## [WHAT THIS TASK INVOLVES]
Write out the material again exactly, please, and omit the pictures.

## [INFORMATION SUPPLIED]
╭──

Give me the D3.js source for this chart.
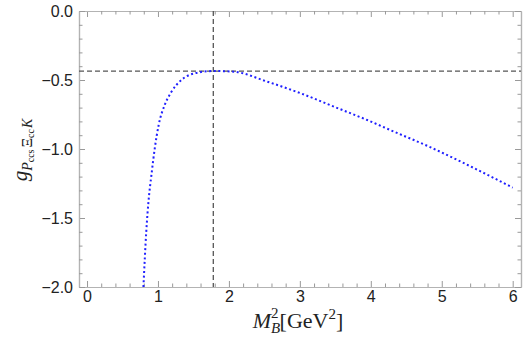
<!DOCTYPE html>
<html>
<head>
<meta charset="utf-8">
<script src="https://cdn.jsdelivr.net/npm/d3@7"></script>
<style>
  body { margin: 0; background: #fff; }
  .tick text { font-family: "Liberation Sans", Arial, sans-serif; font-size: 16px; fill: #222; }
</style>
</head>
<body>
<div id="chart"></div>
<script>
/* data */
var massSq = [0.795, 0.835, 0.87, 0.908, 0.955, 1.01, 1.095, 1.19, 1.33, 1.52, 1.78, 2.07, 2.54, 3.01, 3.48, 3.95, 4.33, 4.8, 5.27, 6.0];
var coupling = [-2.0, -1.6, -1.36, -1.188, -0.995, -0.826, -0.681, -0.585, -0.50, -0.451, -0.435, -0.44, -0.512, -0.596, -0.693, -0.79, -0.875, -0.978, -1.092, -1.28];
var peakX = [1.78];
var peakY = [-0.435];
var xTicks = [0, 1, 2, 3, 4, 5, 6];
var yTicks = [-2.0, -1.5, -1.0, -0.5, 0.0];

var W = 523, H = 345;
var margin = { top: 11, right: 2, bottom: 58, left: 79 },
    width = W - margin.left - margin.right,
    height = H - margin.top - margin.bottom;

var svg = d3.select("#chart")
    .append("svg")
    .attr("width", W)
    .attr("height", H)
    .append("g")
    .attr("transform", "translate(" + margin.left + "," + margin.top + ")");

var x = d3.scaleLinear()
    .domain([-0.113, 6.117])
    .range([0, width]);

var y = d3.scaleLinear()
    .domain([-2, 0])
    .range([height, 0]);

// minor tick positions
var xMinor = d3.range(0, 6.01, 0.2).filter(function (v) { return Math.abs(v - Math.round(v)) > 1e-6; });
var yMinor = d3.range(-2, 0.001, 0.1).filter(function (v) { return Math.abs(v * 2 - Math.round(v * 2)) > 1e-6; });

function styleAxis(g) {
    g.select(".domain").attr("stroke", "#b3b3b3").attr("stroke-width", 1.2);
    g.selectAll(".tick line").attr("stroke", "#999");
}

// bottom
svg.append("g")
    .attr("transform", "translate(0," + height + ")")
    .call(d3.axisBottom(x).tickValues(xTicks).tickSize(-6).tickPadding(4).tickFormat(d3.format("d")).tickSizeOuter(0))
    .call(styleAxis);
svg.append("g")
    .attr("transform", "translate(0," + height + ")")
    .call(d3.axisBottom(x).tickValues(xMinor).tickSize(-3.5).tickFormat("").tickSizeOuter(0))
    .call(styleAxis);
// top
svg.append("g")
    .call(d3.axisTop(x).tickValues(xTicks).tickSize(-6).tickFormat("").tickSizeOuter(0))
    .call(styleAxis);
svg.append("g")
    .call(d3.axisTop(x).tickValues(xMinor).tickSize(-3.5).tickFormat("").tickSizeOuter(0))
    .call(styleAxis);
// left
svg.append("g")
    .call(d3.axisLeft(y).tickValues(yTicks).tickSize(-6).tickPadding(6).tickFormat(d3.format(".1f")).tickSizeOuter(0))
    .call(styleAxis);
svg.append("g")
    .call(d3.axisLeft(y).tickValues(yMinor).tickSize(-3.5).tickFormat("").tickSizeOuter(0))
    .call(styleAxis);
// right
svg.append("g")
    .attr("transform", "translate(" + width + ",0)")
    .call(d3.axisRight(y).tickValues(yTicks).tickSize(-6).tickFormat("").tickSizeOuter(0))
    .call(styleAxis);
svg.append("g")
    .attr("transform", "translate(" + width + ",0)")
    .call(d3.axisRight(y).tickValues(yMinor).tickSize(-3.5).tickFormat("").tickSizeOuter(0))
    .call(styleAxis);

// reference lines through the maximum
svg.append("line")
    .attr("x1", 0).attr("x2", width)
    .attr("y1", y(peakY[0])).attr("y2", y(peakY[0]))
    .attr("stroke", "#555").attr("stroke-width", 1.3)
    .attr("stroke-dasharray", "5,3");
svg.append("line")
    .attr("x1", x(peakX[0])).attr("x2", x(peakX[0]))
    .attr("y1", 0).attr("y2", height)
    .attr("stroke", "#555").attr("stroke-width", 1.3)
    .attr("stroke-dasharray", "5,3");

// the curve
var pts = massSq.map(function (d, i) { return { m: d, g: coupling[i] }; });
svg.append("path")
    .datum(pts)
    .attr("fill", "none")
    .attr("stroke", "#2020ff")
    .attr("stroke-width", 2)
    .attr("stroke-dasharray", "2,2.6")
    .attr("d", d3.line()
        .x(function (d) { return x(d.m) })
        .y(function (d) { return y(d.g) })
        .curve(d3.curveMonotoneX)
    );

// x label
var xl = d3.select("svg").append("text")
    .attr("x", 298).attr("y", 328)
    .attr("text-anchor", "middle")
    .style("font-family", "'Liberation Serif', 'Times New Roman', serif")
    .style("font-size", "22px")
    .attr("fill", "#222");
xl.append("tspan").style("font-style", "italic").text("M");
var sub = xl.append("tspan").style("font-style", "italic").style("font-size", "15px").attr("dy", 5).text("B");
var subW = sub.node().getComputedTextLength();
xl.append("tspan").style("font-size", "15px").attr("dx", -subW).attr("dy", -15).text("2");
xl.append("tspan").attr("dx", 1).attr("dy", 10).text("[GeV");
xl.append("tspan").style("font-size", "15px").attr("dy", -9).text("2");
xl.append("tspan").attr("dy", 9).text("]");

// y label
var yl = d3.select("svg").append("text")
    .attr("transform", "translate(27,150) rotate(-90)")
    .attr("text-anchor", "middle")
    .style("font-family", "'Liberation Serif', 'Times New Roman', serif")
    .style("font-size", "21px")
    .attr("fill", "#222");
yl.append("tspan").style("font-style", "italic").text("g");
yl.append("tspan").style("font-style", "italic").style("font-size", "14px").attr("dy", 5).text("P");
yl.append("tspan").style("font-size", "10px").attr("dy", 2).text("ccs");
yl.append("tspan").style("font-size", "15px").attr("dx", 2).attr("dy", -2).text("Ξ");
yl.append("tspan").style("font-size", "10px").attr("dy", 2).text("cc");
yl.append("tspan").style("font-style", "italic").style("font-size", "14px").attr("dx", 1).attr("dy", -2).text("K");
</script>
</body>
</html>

╰──

## [REPLY]
Give me the D3.js source for this chart.
<!DOCTYPE html>
<html>
<head>
<meta charset="utf-8">
<script src="https://cdn.jsdelivr.net/npm/d3@7"></script>
<style>
  body { margin: 0; background: #fff; }
  .tick text { font-family: "Liberation Sans", Arial, sans-serif; font-size: 16px; fill: #222; }
</style>
</head>
<body>
<div id="chart"></div>
<script>
/* data */
var massSq = [0.795, 0.835, 0.87, 0.908, 0.955, 1.01, 1.095, 1.19, 1.33, 1.52, 1.78, 2.07, 2.54, 3.01, 3.48, 3.95, 4.33, 4.8, 5.27, 6.0];
var coupling = [-2.0, -1.6, -1.36, -1.188, -0.995, -0.826, -0.681, -0.585, -0.50, -0.451, -0.435, -0.44, -0.512, -0.596, -0.693, -0.79, -0.875, -0.978, -1.092, -1.28];
var peakX = [1.78];
var peakY = [-0.435];
var xTicks = [0, 1, 2, 3, 4, 5, 6];
var yTicks = [-2.0, -1.5, -1.0, -0.5, 0.0];

var W = 523, H = 345;
var margin = { top: 11, right: 2, bottom: 58, left: 79 },
    width = W - margin.left - margin.right,
    height = H - margin.top - margin.bottom;

var svg = d3.select("#chart")
    .append("svg")
    .attr("width", W)
    .attr("height", H)
    .append("g")
    .attr("transform", "translate(" + margin.left + "," + margin.top + ")");

var x = d3.scaleLinear()
    .domain([-0.113, 6.117])
    .range([0, width]);

var y = d3.scaleLinear()
    .domain([-2, 0])
    .range([height, 0]);

// minor tick positions
var xMinor = d3.range(0, 6.01, 0.2).filter(function (v) { return Math.abs(v - Math.round(v)) > 1e-6; });
var yMinor = d3.range(-2, 0.001, 0.1).filter(function (v) { return Math.abs(v * 2 - Math.round(v * 2)) > 1e-6; });

function styleAxis(g) {
    g.select(".domain").attr("stroke", "#b3b3b3").attr("stroke-width", 1.2);
    g.selectAll(".tick line").attr("stroke", "#999");
}

// bottom
svg.append("g")
    .attr("transform", "translate(0," + height + ")")
    .call(d3.axisBottom(x).tickValues(xTicks).tickSize(-6).tickPadding(4).tickFormat(d3.format("d")).tickSizeOuter(0))
    .call(styleAxis);
svg.append("g")
    .attr("transform", "translate(0," + height + ")")
    .call(d3.axisBottom(x).tickValues(xMinor).tickSize(-3.5).tickFormat("").tickSizeOuter(0))
    .call(styleAxis);
// top
svg.append("g")
    .call(d3.axisTop(x).tickValues(xTicks).tickSize(-6).tickFormat("").tickSizeOuter(0))
    .call(styleAxis);
svg.append("g")
    .call(d3.axisTop(x).tickValues(xMinor).tickSize(-3.5).tickFormat("").tickSizeOuter(0))
    .call(styleAxis);
// left
svg.append("g")
    .call(d3.axisLeft(y).tickValues(yTicks).tickSize(-6).tickPadding(6).tickFormat(d3.format(".1f")).tickSizeOuter(0))
    .call(styleAxis);
svg.append("g")
    .call(d3.axisLeft(y).tickValues(yMinor).tickSize(-3.5).tickFormat("").tickSizeOuter(0))
    .call(styleAxis);
// right
svg.append("g")
    .attr("transform", "translate(" + width + ",0)")
    .call(d3.axisRight(y).tickValues(yTicks).tickSize(-6).tickFormat("").tickSizeOuter(0))
    .call(styleAxis);
svg.append("g")
    .attr("transform", "translate(" + width + ",0)")
    .call(d3.axisRight(y).tickValues(yMinor).tickSize(-3.5).tickFormat("").tickSizeOuter(0))
    .call(styleAxis);

// reference lines through the maximum
svg.append("line")
    .attr("x1", 0).attr("x2", width)
    .attr("y1", y(peakY[0])).attr("y2", y(peakY[0]))
    .attr("stroke", "#555").attr("stroke-width", 1.3)
    .attr("stroke-dasharray", "5,3");
svg.append("line")
    .attr("x1", x(peakX[0])).attr("x2", x(peakX[0]))
    .attr("y1", 0).attr("y2", height)
    .attr("stroke", "#555").attr("stroke-width", 1.3)
    .attr("stroke-dasharray", "5,3");

// the curve
var pts = massSq.map(function (d, i) { return { m: d, g: coupling[i] }; });
svg.append("path")
    .datum(pts)
    .attr("fill", "none")
    .attr("stroke", "#2020ff")
    .attr("stroke-width", 2)
    .attr("stroke-dasharray", "2,2.6")
    .attr("d", d3.line()
        .x(function (d) { return x(d.m) })
        .y(function (d) { return y(d.g) })
        .curve(d3.curveMonotoneX)
    );

// x label
var xl = d3.select("svg").append("text")
    .attr("x", 298).attr("y", 328)
    .attr("text-anchor", "middle")
    .style("font-family", "'Liberation Serif', 'Times New Roman', serif")
    .style("font-size", "22px")
    .attr("fill", "#222");
xl.append("tspan").style("font-style", "italic").text("M");
var sub = xl.append("tspan").style("font-style", "italic").style("font-size", "15px").attr("dy", 5).text("B");
var subW = sub.node().getComputedTextLength();
xl.append("tspan").style("font-size", "15px").attr("dx", -subW).attr("dy", -15).text("2");
xl.append("tspan").attr("dx", 1).attr("dy", 10).text("[GeV");
xl.append("tspan").style("font-size", "15px").attr("dy", -9).text("2");
xl.append("tspan").attr("dy", 9).text("]");

// y label
var yl = d3.select("svg").append("text")
    .attr("transform", "translate(27,150) rotate(-90)")
    .attr("text-anchor", "middle")
    .style("font-family", "'Liberation Serif', 'Times New Roman', serif")
    .style("font-size", "21px")
    .attr("fill", "#222");
yl.append("tspan").style("font-style", "italic").text("g");
yl.append("tspan").style("font-style", "italic").style("font-size", "14px").attr("dy", 5).text("P");
yl.append("tspan").style("font-size", "10px").attr("dy", 2).text("ccs");
yl.append("tspan").style("font-size", "15px").attr("dx", 2).attr("dy", -2).text("Ξ");
yl.append("tspan").style("font-size", "10px").attr("dy", 2).text("cc");
yl.append("tspan").style("font-style", "italic").style("font-size", "14px").attr("dx", 1).attr("dy", -2).text("K");
</script>
</body>
</html>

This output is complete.